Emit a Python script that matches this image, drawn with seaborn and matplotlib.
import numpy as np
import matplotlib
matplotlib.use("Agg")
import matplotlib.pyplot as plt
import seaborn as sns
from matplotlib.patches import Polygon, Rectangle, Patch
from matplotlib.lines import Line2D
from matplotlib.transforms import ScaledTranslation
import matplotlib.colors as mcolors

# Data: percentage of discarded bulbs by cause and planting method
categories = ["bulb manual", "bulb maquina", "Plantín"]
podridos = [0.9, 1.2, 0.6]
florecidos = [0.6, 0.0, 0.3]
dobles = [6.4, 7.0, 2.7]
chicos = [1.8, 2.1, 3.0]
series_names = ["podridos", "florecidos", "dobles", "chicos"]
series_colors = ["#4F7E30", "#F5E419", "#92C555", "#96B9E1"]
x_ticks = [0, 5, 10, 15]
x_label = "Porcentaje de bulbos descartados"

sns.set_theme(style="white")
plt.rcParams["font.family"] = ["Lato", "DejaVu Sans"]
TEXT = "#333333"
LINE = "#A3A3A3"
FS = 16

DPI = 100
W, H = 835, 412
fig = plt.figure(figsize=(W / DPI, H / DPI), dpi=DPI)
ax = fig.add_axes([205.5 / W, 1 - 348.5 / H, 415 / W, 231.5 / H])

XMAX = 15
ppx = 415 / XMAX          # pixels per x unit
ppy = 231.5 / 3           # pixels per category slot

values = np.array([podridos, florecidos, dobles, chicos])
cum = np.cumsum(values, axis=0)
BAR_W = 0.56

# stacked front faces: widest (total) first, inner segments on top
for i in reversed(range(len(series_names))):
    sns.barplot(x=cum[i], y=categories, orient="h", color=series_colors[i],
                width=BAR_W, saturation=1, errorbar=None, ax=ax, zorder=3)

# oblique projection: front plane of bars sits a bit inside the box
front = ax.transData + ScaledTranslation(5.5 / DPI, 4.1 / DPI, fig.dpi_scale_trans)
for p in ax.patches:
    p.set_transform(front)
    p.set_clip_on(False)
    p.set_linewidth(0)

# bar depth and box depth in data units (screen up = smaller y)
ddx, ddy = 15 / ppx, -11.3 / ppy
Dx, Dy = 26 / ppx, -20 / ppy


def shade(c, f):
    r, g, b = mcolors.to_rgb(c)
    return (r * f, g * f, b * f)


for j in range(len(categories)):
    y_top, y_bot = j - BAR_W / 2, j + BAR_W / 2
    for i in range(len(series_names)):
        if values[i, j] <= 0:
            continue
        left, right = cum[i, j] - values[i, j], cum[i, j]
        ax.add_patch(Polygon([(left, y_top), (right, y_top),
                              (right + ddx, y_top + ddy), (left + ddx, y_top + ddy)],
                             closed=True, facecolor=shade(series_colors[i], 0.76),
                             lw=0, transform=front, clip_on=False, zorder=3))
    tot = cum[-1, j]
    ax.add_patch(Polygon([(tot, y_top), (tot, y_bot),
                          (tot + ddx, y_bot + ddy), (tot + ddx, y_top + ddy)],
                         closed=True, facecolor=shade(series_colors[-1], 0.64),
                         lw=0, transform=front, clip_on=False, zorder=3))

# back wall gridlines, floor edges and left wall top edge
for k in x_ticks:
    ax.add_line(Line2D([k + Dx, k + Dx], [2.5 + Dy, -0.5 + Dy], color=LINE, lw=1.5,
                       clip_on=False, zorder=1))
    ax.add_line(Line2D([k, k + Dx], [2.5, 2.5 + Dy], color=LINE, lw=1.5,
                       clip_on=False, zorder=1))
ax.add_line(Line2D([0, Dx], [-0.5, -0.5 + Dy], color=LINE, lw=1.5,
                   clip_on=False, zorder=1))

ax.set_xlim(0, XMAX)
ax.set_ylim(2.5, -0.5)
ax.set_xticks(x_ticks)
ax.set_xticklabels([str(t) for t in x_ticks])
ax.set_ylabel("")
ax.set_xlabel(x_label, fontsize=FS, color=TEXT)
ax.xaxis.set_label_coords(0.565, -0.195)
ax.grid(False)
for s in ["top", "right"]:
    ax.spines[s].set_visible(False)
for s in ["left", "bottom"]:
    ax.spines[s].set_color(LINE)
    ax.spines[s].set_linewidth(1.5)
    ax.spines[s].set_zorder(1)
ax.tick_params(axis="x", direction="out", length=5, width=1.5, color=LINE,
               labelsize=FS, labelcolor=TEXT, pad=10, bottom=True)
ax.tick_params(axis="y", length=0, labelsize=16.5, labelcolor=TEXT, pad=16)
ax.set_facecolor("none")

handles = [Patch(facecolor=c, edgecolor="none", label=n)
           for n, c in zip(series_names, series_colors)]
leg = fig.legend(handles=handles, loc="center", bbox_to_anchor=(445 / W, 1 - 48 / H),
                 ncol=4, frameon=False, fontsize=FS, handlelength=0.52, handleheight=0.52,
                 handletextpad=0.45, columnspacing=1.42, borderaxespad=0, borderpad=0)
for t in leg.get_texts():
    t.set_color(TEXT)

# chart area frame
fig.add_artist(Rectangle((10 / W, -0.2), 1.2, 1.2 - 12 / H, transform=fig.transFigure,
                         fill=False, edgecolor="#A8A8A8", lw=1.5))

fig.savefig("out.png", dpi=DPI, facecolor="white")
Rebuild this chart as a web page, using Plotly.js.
══════════
WHAT NEEDS TO BE DONE. Transcribe each entry precisely, missing none.

COMPLETE RESPONSE.
Emit a Python script that matches this image, drawn with seaborn and matplotlib.
import numpy as np
import matplotlib
matplotlib.use("Agg")
import matplotlib.pyplot as plt
import seaborn as sns
from matplotlib.patches import Polygon, Rectangle, Patch
from matplotlib.lines import Line2D
from matplotlib.transforms import ScaledTranslation
import matplotlib.colors as mcolors

# Data: percentage of discarded bulbs by cause and planting method
categories = ["bulb manual", "bulb maquina", "Plantín"]
podridos = [0.9, 1.2, 0.6]
florecidos = [0.6, 0.0, 0.3]
dobles = [6.4, 7.0, 2.7]
chicos = [1.8, 2.1, 3.0]
series_names = ["podridos", "florecidos", "dobles", "chicos"]
series_colors = ["#4F7E30", "#F5E419", "#92C555", "#96B9E1"]
x_ticks = [0, 5, 10, 15]
x_label = "Porcentaje de bulbos descartados"

sns.set_theme(style="white")
plt.rcParams["font.family"] = ["Lato", "DejaVu Sans"]
TEXT = "#333333"
LINE = "#A3A3A3"
FS = 16

DPI = 100
W, H = 835, 412
fig = plt.figure(figsize=(W / DPI, H / DPI), dpi=DPI)
ax = fig.add_axes([205.5 / W, 1 - 348.5 / H, 415 / W, 231.5 / H])

XMAX = 15
ppx = 415 / XMAX          # pixels per x unit
ppy = 231.5 / 3           # pixels per category slot

values = np.array([podridos, florecidos, dobles, chicos])
cum = np.cumsum(values, axis=0)
BAR_W = 0.56

# stacked front faces: widest (total) first, inner segments on top
for i in reversed(range(len(series_names))):
    sns.barplot(x=cum[i], y=categories, orient="h", color=series_colors[i],
                width=BAR_W, saturation=1, errorbar=None, ax=ax, zorder=3)

# oblique projection: front plane of bars sits a bit inside the box
front = ax.transData + ScaledTranslation(5.5 / DPI, 4.1 / DPI, fig.dpi_scale_trans)
for p in ax.patches:
    p.set_transform(front)
    p.set_clip_on(False)
    p.set_linewidth(0)

# bar depth and box depth in data units (screen up = smaller y)
ddx, ddy = 15 / ppx, -11.3 / ppy
Dx, Dy = 26 / ppx, -20 / ppy


def shade(c, f):
    r, g, b = mcolors.to_rgb(c)
    return (r * f, g * f, b * f)


for j in range(len(categories)):
    y_top, y_bot = j - BAR_W / 2, j + BAR_W / 2
    for i in range(len(series_names)):
        if values[i, j] <= 0:
            continue
        left, right = cum[i, j] - values[i, j], cum[i, j]
        ax.add_patch(Polygon([(left, y_top), (right, y_top),
                              (right + ddx, y_top + ddy), (left + ddx, y_top + ddy)],
                             closed=True, facecolor=shade(series_colors[i], 0.76),
                             lw=0, transform=front, clip_on=False, zorder=3))
    tot = cum[-1, j]
    ax.add_patch(Polygon([(tot, y_top), (tot, y_bot),
                          (tot + ddx, y_bot + ddy), (tot + ddx, y_top + ddy)],
                         closed=True, facecolor=shade(series_colors[-1], 0.64),
                         lw=0, transform=front, clip_on=False, zorder=3))

# back wall gridlines, floor edges and left wall top edge
for k in x_ticks:
    ax.add_line(Line2D([k + Dx, k + Dx], [2.5 + Dy, -0.5 + Dy], color=LINE, lw=1.5,
                       clip_on=False, zorder=1))
    ax.add_line(Line2D([k, k + Dx], [2.5, 2.5 + Dy], color=LINE, lw=1.5,
                       clip_on=False, zorder=1))
ax.add_line(Line2D([0, Dx], [-0.5, -0.5 + Dy], color=LINE, lw=1.5,
                   clip_on=False, zorder=1))

ax.set_xlim(0, XMAX)
ax.set_ylim(2.5, -0.5)
ax.set_xticks(x_ticks)
ax.set_xticklabels([str(t) for t in x_ticks])
ax.set_ylabel("")
ax.set_xlabel(x_label, fontsize=FS, color=TEXT)
ax.xaxis.set_label_coords(0.565, -0.195)
ax.grid(False)
for s in ["top", "right"]:
    ax.spines[s].set_visible(False)
for s in ["left", "bottom"]:
    ax.spines[s].set_color(LINE)
    ax.spines[s].set_linewidth(1.5)
    ax.spines[s].set_zorder(1)
ax.tick_params(axis="x", direction="out", length=5, width=1.5, color=LINE,
               labelsize=FS, labelcolor=TEXT, pad=10, bottom=True)
ax.tick_params(axis="y", length=0, labelsize=16.5, labelcolor=TEXT, pad=16)
ax.set_facecolor("none")

handles = [Patch(facecolor=c, edgecolor="none", label=n)
           for n, c in zip(series_names, series_colors)]
leg = fig.legend(handles=handles, loc="center", bbox_to_anchor=(445 / W, 1 - 48 / H),
                 ncol=4, frameon=False, fontsize=FS, handlelength=0.52, handleheight=0.52,
                 handletextpad=0.45, columnspacing=1.42, borderaxespad=0, borderpad=0)
for t in leg.get_texts():
    t.set_color(TEXT)

# chart area frame
fig.add_artist(Rectangle((10 / W, -0.2), 1.2, 1.2 - 12 / H, transform=fig.transFigure,
                         fill=False, edgecolor="#A8A8A8", lw=1.5))

fig.savefig("out.png", dpi=DPI, facecolor="white")
Rebuild this chart as a web page, using Plotly.js.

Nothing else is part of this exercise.